A second group of nearly 400 Puerto Rican immigrants — about half being women and children — arrived at Honolulu on Jan. 16, 1901, on board the S.S. City of Peking and were transported to Maui and the Big Island aboard the steamer Helene, or were sent to Waialua and Ewa plantations on Oahu.
It was not until Feb. 25, 1901, when the S.S. Zealandia docked in Honolulu with 765 Puerto Rican men, women and children aboard ship, that the first Puerto Rican immigrants destined for Kauai sugar plantations arrived in Hawaii.
Hawaiian Sugar Co. at Makaweli, Kauai, was allocated 40 families that sailed for Kauai aboard the steamer Waialeale.
Another 75 families assigned to Lihue Plantation made sail for Kauai on board the Hanalei.

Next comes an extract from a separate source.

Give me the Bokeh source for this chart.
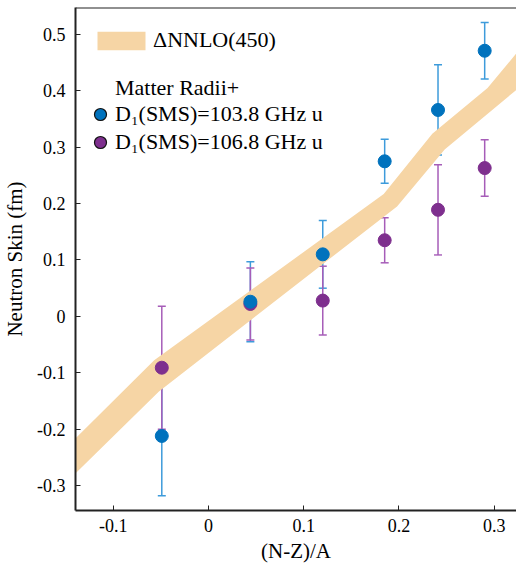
from bokeh.plotting import figure
from bokeh.models import (Range1d, FixedTicker, Whisker, TeeHead, ColumnDataSource,
                          Legend, LegendItem, Span)
from bokeh.embed import file_html
from bokeh.resources import INLINE

# ---- data ----
nz_over_a = [-0.049, 0.044, 0.120, 0.185, 0.241, 0.290]
skin_1038 = [-0.212, 0.026, 0.110, 0.275, 0.366, 0.471]
err_1038 = [0.106, 0.071, 0.060, 0.039, 0.080, 0.050]
skin_1068 = [-0.091, 0.022, 0.028, 0.135, 0.189, 0.263]
err_1068 = [0.109, 0.064, 0.061, 0.040, 0.080, 0.050]

band_upper_x = [-0.140, -0.057, 0.184, 0.235, 0.293, 0.330]
band_upper_y = [-0.217, -0.078, 0.217, 0.324, 0.405, 0.480]
band_lower_x = [-0.140, -0.052, 0.198, 0.248, 0.330]
band_lower_y = [-0.279, -0.133, 0.195, 0.296, 0.411]

x_ticks = [-0.1, 0.0, 0.1, 0.2, 0.3]
x_tick_labels = ["-0.1", "0", "0.1", "0.2", "0.3"]
y_ticks = [-0.3, -0.2, -0.1, 0.0, 0.1, 0.2, 0.3, 0.4, 0.5]
y_tick_labels = ["-0.3", "-0.2", "-0.1", "0", "0.1", "0.2", "0.3", "0.4", "0.5"]

label_band = "\u0394NNLO(450)"
label_group = "Matter Radii+"
label_1038 = "D\u2081(SMS)=103.8 GHz u"
label_1068 = "D\u2081(SMS)=106.8 GHz u"
x_title = "(N-Z)/A"
y_title = "Neutron Skin (fm)"

# ---- styles ----
FONT = "Liberation Serif"
BAND = "#F6D5A5"
BLUE = "#0072BD"
BLUE_ERR = "#3D9BDB"
PURPLE = "#7E2F8E"
PURPLE_ERR = "#A65DB8"
AXIS = "#222222"

X0, X1 = -0.1396, 0.3234
Y0, Y1 = -0.3442, 0.5477

p = figure(frame_width=441, frame_height=503, output_backend="svg", toolbar_location=None,
           x_range=Range1d(X0, X1), y_range=Range1d(Y0, Y1),
           min_border_left=75, min_border_right=0, min_border_top=7, min_border_bottom=40)
p.background_fill_color = "white"
p.border_fill_color = "white"
p.outline_line_color = None
p.grid.visible = False

# band
band_x = band_upper_x + band_lower_x[::-1]
band_y = band_upper_y + band_lower_y[::-1]
band = p.patch(band_x, band_y, fill_color=BAND, line_color=None)

# error bars
src_b = ColumnDataSource(dict(x=nz_over_a, y=skin_1038,
                              lo=[v - e for v, e in zip(skin_1038, err_1038)],
                              hi=[v + e for v, e in zip(skin_1038, err_1038)]))
src_p = ColumnDataSource(dict(x=nz_over_a, y=skin_1068,
                              lo=[v - e for v, e in zip(skin_1068, err_1068)],
                              hi=[v + e for v, e in zip(skin_1068, err_1068)]))
for src, col in ((src_b, BLUE_ERR), (src_p, PURPLE_ERR)):
    w = Whisker(base="x", lower="lo", upper="hi", source=src, dimension="height",
                line_color=col, line_width=1.5,
                upper_head=TeeHead(size=8, line_color=col, line_width=1.5),
                lower_head=TeeHead(size=8, line_color=col, line_width=1.5))
    p.add_layout(w)

p.scatter("x", "y", source=src_p, size=13, fill_color=PURPLE, line_color=PURPLE)
p.scatter("x", "y", source=src_b, size=13, fill_color=BLUE, line_color=BLUE)

# legend proxies (hidden renderers)
r_grp = p.scatter("x", "y", source=src_b, size=1, fill_alpha=0, line_alpha=0, visible=False)
r_b = p.scatter("x", "y", source=src_b, fill_color=BLUE, line_color="#111111",
                line_width=1.2, visible=False)
r_p = p.scatter("x", "y", source=src_p, fill_color=PURPLE, line_color="#111111",
                line_width=1.2, visible=False)


def make_legend(label, renderer, loc, gw, gh, standoff):
    return Legend(items=[LegendItem(label=label, renderers=[renderer])],
                  location=loc, glyph_width=gw, glyph_height=gh, label_height=gh,
                  label_standoff=standoff, padding=0, margin=0, spacing=0,
                  border_line_color=None, background_fill_alpha=0,
                  label_text_font=FONT, label_text_font_size="22px",
                  label_text_color="black")


p.add_layout(make_legend(label_band, band, (16, 457), 60, 23, 2))
p.add_layout(make_legend(label_group, r_grp, (10, 406), 30, 32, 0))
p.add_layout(make_legend(label_1038, r_b, (10, 380), 30, 32, 0))
p.add_layout(make_legend(label_1068, r_p, (10, 352), 30, 32, 0))

# top frame line
p.add_layout(Span(location=Y1, dimension="width", line_color=AXIS, line_width=2))

# axes
for ax in (p.xaxis[0], p.yaxis[0]):
    ax.axis_line_color = AXIS
    ax.axis_line_width = 2
    ax.major_tick_line_color = AXIS
    ax.major_tick_line_width = 1
    ax.major_tick_in = 5
    ax.major_tick_out = 0
    ax.minor_tick_line_color = None
    ax.major_label_text_font = FONT
    ax.major_label_text_font_size = "18px"
    ax.major_label_text_color = "black"
    ax.axis_label_text_font = FONT
    ax.axis_label_text_font_size = "21px"
    ax.axis_label_text_font_style = "normal"
    ax.axis_label_text_color = "black"

p.xaxis.ticker = FixedTicker(ticks=x_ticks)
p.xaxis.major_label_overrides = dict(zip(x_ticks, x_tick_labels))
p.xaxis.axis_label = x_title
p.xaxis.major_label_standoff = 8
p.xaxis.axis_label_standoff = 4

p.yaxis.ticker = FixedTicker(ticks=y_ticks)
p.yaxis.major_label_overrides = dict(zip(y_ticks, y_tick_labels))
p.yaxis.axis_label = y_title
p.yaxis.major_label_standoff = 10
p.yaxis.axis_label_standoff = 7

open("out.html", "w").write(file_html(p, INLINE))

Initial wages for field laborers were $15 monthly for men, and men were paid a bonus of 50 cents per week provided they worked a 26-day month, while women, boys and girls were paid between 35 cents and 50 cents per day. Free housing, medical care and schooling for the children was provided.
Lihue Plantation noted in March 1901 that its Puerto Rican employees, serving mainly as field laborers, were doing well.
Immigration continued and by Oct. 17, 1901, about 5,000 Puerto Ricans resided on 40 sugar plantations on Oahu, Maui, Hawaii and Kauai.
And, in the fall of 1902, Puerto Rican sugar workers were employed, not only as field hands, but also as clerks, overseers, mechanics, teamsters, wharf men, railroad men and mill hands.
Currently, around 30,000 residents of Hawaii are of Puerto Rican ancestry.